## START

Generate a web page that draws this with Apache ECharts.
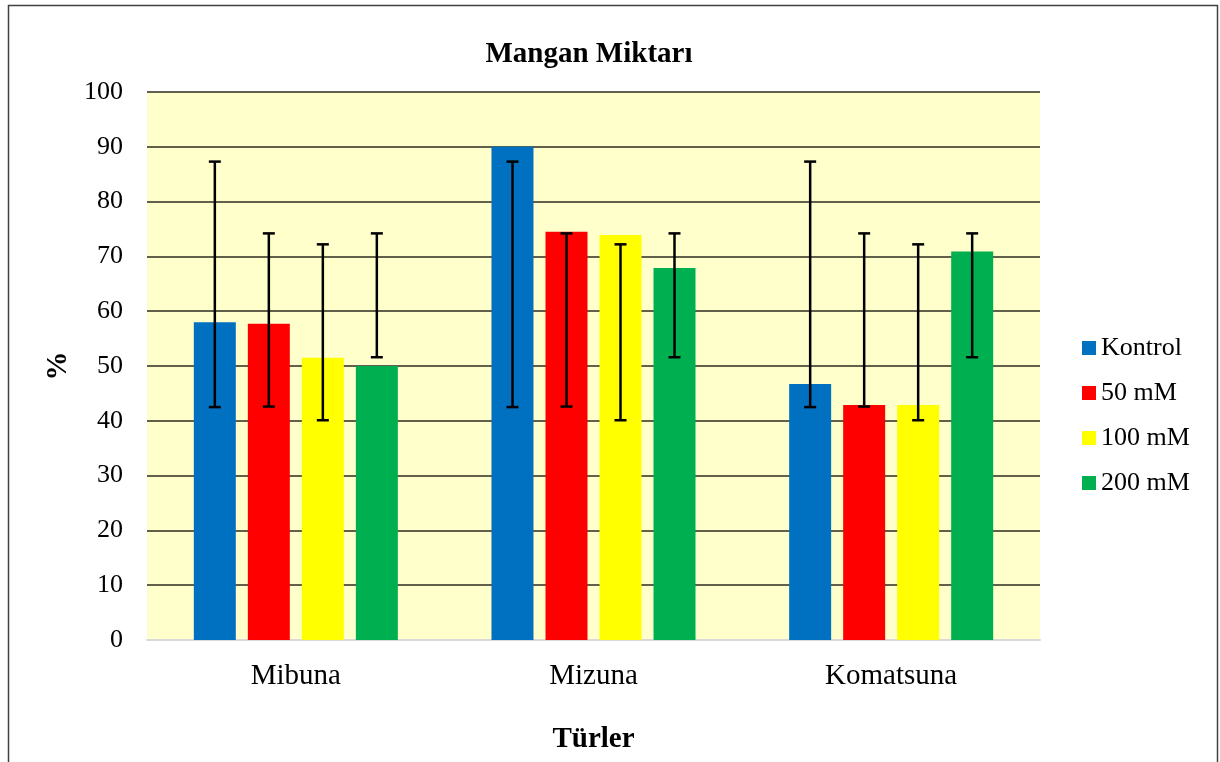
<!DOCTYPE html>
<html>
<head>
<meta charset="utf-8">
<script src="https://cdn.jsdelivr.net/npm/echarts@6/dist/echarts.min.js"></script>
<style>
  html, body { margin: 0; padding: 0; background: #fff; }
  #chart { width: 1220px; height: 762px; }
</style>
</head>
<body>
<div id="chart"></div>
<script>
  // data
  var categories = ['Mibuna', 'Mizuna', 'Komatsuna'];
  var seriesNames = ['Kontrol', '50 mM', '100 mM', '200 mM'];
  var kontrol = [58.0, 90.0, 46.7];
  var mM50 = [57.7, 74.5, 42.9];
  var mM100 = [51.5, 73.9, 42.9];
  var mM200 = [50.0, 67.9, 70.9];
  // error bar ends (low, high) - same in every group
  var errLow = [42.5, 42.6, 40.1, 51.6];
  var errHigh = [87.3, 74.2, 72.2, 74.2];
  var colors = ['#0070C0', '#FF0000', '#FFFF00', '#00B050'];

  var font = "'Liberation Serif', 'Times New Roman', serif";
  var barW = 42, barStep = 54;

  var chart = echarts.init(document.getElementById('chart'));
  var values = [kontrol, mM50, mM100, mM200];

  var series = [];
  values.forEach(function (v, i) {
    series.push({
      name: seriesNames[i],
      type: 'bar',
      data: v,
      barWidth: barW,
      barGap: '28.6%',
      itemStyle: { color: colors[i] },
      animation: false
    });
  });
  values.forEach(function (v, i) {
    var d = [];
    for (var c = 0; c < categories.length; c++) {
      d.push([c, errLow[i], errHigh[i]]);
    }
    series.push({
      type: 'custom',
      name: 'err' + i,
      data: d,
      encode: { x: 0, y: [1, 2] },
      z: 10,
      animation: false,
      renderItem: function (params, api) {
        var lo = api.coord([api.value(0), api.value(1)]);
        var hi = api.coord([api.value(0), api.value(2)]);
        var x = lo[0] + (i - 1.5) * barStep;
        var s = { stroke: '#000', lineWidth: 2.5 };
        return {
          type: 'group',
          children: [
            { type: 'line', shape: { x1: x, y1: lo[1], x2: x, y2: hi[1] }, style: s },
            { type: 'line', shape: { x1: x - 6, y1: lo[1], x2: x + 6, y2: lo[1] }, style: s },
            { type: 'line', shape: { x1: x - 6, y1: hi[1], x2: x + 6, y2: hi[1] }, style: s }
          ]
        };
      }
    });
  });

  chart.setOption({
    backgroundColor: '#fff',
    textStyle: { fontFamily: font },
    title: {
      text: 'Mangan Miktarı',
      left: 584,
      textAlign: 'center',
      top: 35,
      textStyle: { fontFamily: font, fontSize: 29, fontWeight: 'bold', color: '#000' }
    },
    legend: {
      data: seriesNames,
      orient: 'vertical',
      left: 1077,
      top: 330,
      icon: 'rect',
      itemWidth: 14,
      itemHeight: 14,
      itemGap: 19,
      textStyle: { fontFamily: font, fontSize: 26, color: '#000', lineHeight: 26 }
    },
    grid: { left: 147, right: 180, top: 92, bottom: 122, outerBoundsMode: 'none' },
    xAxis: {
      type: 'category',
      data: categories,
      name: 'Türler',
      nameLocation: 'middle',
      nameGap: 85,
      nameTextStyle: { fontFamily: font, fontSize: 29, fontWeight: 'bold', color: '#000' },
      axisLine: { lineStyle: { color: '#d9d9d9', width: 2 } },
      axisTick: { show: false },
      axisLabel: { fontFamily: font, fontSize: 29, color: '#000', margin: 22 },
      splitArea: { show: false }
    },
    yAxis: {
      type: 'value',
      min: 0,
      max: 100,
      interval: 10,
      name: '%',
      nameLocation: 'middle',
      nameGap: 72,
      nameTextStyle: { fontFamily: font, fontSize: 29, fontWeight: 'bold', color: '#000' },
      axisLine: { show: false },
      axisTick: { show: false },
      axisLabel: { fontFamily: font, fontSize: 26, color: '#000', margin: 24 },
      splitLine: { lineStyle: { color: '#2b2b20', width: 1.5 } },
      splitArea: { show: true, areaStyle: { color: ['#FFFFCC'] } }
    },
    graphic: [{
      type: 'rect',
      shape: { x: 8.5, y: 5.5, width: 1209, height: 800 },
      style: { fill: null, stroke: '#404040', lineWidth: 1.5 },
      silent: true
    }],
    series: series
  });
</script>
</body>
</html>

## END

__Directions for this task__. Pictures excluded, repeat exactly the lines from the top of the material through the line with "var values = [kontrol, mM50, mM100, mM200];", including both of those lines.

__Solution below__.
Generate a web page that draws this with Apache ECharts.
<!DOCTYPE html>
<html>
<head>
<meta charset="utf-8">
<script src="https://cdn.jsdelivr.net/npm/echarts@6/dist/echarts.min.js"></script>
<style>
  html, body { margin: 0; padding: 0; background: #fff; }
  #chart { width: 1220px; height: 762px; }
</style>
</head>
<body>
<div id="chart"></div>
<script>
  // data
  var categories = ['Mibuna', 'Mizuna', 'Komatsuna'];
  var seriesNames = ['Kontrol', '50 mM', '100 mM', '200 mM'];
  var kontrol = [58.0, 90.0, 46.7];
  var mM50 = [57.7, 74.5, 42.9];
  var mM100 = [51.5, 73.9, 42.9];
  var mM200 = [50.0, 67.9, 70.9];
  // error bar ends (low, high) - same in every group
  var errLow = [42.5, 42.6, 40.1, 51.6];
  var errHigh = [87.3, 74.2, 72.2, 74.2];
  var colors = ['#0070C0', '#FF0000', '#FFFF00', '#00B050'];

  var font = "'Liberation Serif', 'Times New Roman', serif";
  var barW = 42, barStep = 54;

  var chart = echarts.init(document.getElementById('chart'));
  var values = [kontrol, mM50, mM100, mM200];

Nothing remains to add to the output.